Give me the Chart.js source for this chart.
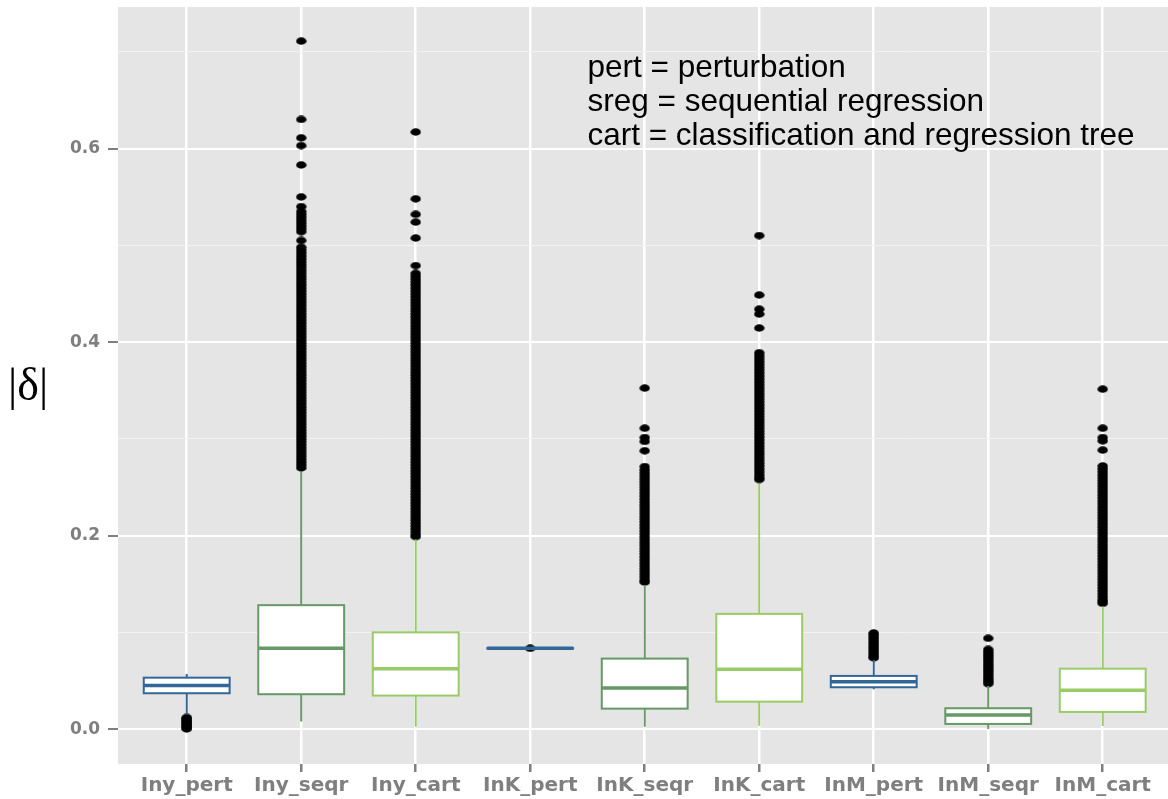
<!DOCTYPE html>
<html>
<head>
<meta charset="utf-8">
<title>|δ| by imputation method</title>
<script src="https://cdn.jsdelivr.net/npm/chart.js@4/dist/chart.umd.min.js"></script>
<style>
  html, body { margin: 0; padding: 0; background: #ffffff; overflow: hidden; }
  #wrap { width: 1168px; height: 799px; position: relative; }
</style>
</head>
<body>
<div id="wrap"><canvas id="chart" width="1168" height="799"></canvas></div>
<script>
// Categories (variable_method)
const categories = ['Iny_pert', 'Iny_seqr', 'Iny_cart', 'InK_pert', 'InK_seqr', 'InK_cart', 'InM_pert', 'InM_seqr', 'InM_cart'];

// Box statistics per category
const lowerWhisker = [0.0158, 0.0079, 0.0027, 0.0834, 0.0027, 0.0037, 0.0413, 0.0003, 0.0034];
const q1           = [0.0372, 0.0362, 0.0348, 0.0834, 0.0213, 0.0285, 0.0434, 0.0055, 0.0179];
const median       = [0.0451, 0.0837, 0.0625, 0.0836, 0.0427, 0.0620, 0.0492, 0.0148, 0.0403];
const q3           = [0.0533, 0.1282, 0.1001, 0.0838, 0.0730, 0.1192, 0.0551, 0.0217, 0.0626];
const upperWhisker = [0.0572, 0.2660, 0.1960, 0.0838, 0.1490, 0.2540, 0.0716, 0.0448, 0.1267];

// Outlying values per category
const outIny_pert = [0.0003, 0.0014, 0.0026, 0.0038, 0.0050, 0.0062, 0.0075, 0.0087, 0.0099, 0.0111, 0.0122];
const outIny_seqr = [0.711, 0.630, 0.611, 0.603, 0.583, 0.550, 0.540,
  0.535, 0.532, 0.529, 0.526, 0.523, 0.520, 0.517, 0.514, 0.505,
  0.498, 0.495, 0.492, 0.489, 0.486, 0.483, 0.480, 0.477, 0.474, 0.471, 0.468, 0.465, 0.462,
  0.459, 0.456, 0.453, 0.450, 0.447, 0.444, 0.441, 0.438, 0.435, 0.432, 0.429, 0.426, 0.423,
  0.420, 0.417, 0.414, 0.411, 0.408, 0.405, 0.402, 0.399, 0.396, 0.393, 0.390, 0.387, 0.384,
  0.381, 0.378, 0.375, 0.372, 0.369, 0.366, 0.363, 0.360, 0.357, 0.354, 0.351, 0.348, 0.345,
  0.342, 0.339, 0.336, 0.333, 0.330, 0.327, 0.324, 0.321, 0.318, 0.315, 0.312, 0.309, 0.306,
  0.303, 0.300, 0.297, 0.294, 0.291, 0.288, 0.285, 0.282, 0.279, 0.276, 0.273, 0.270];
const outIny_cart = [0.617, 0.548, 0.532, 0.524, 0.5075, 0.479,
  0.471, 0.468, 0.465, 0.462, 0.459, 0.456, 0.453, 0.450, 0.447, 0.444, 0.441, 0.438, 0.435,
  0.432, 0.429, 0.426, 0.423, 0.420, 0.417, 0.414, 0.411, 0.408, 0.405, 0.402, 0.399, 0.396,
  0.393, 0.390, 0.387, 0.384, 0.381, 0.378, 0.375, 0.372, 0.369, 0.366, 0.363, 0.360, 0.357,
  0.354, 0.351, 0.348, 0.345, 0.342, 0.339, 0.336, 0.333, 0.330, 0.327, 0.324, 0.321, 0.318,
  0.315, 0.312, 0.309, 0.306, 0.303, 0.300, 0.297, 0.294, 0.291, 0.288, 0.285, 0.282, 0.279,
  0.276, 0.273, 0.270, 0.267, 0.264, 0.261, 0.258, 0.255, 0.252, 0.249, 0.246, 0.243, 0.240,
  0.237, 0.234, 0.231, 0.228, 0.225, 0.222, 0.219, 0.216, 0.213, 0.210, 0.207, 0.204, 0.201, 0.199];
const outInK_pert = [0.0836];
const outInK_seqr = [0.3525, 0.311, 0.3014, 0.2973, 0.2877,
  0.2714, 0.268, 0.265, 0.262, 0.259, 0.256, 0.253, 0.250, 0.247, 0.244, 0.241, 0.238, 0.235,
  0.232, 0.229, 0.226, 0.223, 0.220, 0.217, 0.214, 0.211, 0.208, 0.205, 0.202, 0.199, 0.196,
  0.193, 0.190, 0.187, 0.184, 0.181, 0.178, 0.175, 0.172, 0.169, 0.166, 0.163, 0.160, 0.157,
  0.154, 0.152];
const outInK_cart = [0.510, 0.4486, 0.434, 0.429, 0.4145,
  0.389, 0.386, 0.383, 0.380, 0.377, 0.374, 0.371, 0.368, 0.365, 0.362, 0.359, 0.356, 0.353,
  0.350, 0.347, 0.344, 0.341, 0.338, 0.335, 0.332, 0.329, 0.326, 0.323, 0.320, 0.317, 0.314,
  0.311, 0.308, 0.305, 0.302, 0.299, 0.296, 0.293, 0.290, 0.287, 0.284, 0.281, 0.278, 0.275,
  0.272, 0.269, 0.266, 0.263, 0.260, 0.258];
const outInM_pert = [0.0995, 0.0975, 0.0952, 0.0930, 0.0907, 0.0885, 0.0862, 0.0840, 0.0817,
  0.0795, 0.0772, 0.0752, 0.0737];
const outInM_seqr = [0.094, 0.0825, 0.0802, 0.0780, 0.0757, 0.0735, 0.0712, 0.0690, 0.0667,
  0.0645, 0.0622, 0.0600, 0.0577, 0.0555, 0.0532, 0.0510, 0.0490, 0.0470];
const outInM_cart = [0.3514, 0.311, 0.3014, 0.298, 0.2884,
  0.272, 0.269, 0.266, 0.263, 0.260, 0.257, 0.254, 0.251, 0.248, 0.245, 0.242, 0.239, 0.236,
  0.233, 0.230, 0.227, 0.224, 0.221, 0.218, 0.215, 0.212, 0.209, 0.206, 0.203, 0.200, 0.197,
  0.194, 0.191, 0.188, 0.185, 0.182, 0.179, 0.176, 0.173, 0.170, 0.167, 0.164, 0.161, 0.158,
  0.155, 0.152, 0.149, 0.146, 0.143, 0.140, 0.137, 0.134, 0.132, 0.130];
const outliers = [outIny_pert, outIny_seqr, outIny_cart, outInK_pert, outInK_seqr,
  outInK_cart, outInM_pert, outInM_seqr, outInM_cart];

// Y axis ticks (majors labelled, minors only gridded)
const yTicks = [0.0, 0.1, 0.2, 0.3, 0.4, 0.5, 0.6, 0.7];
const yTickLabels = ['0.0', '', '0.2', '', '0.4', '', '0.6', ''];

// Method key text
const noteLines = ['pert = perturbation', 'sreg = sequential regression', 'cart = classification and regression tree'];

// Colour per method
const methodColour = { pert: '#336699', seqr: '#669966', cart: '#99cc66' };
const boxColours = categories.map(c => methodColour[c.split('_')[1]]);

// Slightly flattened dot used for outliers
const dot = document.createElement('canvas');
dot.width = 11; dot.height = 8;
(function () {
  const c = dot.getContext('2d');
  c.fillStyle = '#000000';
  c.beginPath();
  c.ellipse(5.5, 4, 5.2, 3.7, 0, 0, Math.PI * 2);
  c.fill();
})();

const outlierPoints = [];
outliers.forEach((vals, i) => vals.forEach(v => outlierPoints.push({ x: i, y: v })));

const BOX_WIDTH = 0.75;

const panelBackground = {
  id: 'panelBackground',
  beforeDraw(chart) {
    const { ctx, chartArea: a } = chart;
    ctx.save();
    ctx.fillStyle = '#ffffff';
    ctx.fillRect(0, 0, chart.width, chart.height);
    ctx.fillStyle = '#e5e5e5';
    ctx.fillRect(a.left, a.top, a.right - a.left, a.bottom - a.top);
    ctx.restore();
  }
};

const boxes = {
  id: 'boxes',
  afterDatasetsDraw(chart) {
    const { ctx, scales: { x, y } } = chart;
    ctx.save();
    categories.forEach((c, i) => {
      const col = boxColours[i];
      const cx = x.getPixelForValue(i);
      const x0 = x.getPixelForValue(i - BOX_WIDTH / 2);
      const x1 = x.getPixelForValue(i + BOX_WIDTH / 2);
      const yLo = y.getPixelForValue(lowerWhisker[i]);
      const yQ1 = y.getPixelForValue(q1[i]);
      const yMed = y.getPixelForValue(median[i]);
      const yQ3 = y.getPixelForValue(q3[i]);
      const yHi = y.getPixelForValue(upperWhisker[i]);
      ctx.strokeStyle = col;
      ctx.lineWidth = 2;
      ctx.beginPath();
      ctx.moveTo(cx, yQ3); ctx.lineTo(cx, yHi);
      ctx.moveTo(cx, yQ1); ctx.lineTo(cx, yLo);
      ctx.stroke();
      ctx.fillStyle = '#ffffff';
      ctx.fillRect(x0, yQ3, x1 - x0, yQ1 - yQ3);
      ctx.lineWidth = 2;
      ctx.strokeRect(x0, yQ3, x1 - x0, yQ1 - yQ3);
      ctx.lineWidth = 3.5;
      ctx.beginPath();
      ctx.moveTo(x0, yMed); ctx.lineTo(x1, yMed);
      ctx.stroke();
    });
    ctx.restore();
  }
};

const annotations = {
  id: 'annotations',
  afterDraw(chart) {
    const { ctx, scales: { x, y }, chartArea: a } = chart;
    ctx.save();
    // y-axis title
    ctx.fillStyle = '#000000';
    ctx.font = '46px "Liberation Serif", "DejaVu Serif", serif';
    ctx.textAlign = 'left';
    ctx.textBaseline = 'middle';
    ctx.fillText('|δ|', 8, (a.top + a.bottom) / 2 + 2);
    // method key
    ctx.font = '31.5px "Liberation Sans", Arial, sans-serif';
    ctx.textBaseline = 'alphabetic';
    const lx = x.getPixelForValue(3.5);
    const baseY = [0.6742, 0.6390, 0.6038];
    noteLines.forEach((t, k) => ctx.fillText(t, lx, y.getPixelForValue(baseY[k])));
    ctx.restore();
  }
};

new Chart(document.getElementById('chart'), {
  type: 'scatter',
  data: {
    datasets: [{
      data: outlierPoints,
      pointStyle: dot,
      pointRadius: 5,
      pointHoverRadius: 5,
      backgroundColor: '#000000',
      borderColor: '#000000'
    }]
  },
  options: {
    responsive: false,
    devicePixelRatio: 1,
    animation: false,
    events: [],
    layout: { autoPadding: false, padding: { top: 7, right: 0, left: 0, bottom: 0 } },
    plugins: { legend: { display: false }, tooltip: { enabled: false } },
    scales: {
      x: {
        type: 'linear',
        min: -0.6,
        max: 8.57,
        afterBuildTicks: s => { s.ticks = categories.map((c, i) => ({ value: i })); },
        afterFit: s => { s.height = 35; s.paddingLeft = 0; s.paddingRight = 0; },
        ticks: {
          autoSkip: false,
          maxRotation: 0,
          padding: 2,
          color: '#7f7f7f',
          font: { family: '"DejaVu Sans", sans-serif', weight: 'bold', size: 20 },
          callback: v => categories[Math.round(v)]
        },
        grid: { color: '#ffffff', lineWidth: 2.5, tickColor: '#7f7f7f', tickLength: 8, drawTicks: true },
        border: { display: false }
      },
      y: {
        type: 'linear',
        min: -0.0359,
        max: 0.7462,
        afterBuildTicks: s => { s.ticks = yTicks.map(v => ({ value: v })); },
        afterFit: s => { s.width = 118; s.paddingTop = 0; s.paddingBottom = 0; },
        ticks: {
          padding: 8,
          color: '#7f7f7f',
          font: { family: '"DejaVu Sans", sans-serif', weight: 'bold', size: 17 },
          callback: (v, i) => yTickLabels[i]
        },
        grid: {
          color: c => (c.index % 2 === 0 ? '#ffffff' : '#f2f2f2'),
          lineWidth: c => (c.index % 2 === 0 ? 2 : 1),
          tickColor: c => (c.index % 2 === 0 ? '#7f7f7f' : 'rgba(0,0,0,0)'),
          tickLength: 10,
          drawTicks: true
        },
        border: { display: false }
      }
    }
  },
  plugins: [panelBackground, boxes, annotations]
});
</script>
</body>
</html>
+--
▶ **GIVEN INSTRUCTION**: Copy nothing but the lines from the top of the data down to the line containing "0.0716, 0.0448, 0.1267];", and leave the pictures out.

▶ **EXERCISE ANSWER**:
Give me the Chart.js source for this chart.
<!DOCTYPE html>
<html>
<head>
<meta charset="utf-8">
<title>|δ| by imputation method</title>
<script src="https://cdn.jsdelivr.net/npm/chart.js@4/dist/chart.umd.min.js"></script>
<style>
  html, body { margin: 0; padding: 0; background: #ffffff; overflow: hidden; }
  #wrap { width: 1168px; height: 799px; position: relative; }
</style>
</head>
<body>
<div id="wrap"><canvas id="chart" width="1168" height="799"></canvas></div>
<script>
// Categories (variable_method)
const categories = ['Iny_pert', 'Iny_seqr', 'Iny_cart', 'InK_pert', 'InK_seqr', 'InK_cart', 'InM_pert', 'InM_seqr', 'InM_cart'];

// Box statistics per category
const lowerWhisker = [0.0158, 0.0079, 0.0027, 0.0834, 0.0027, 0.0037, 0.0413, 0.0003, 0.0034];
const q1           = [0.0372, 0.0362, 0.0348, 0.0834, 0.0213, 0.0285, 0.0434, 0.0055, 0.0179];
const median       = [0.0451, 0.0837, 0.0625, 0.0836, 0.0427, 0.0620, 0.0492, 0.0148, 0.0403];
const q3           = [0.0533, 0.1282, 0.1001, 0.0838, 0.0730, 0.1192, 0.0551, 0.0217, 0.0626];
const upperWhisker = [0.0572, 0.2660, 0.1960, 0.0838, 0.1490, 0.2540, 0.0716, 0.0448, 0.1267];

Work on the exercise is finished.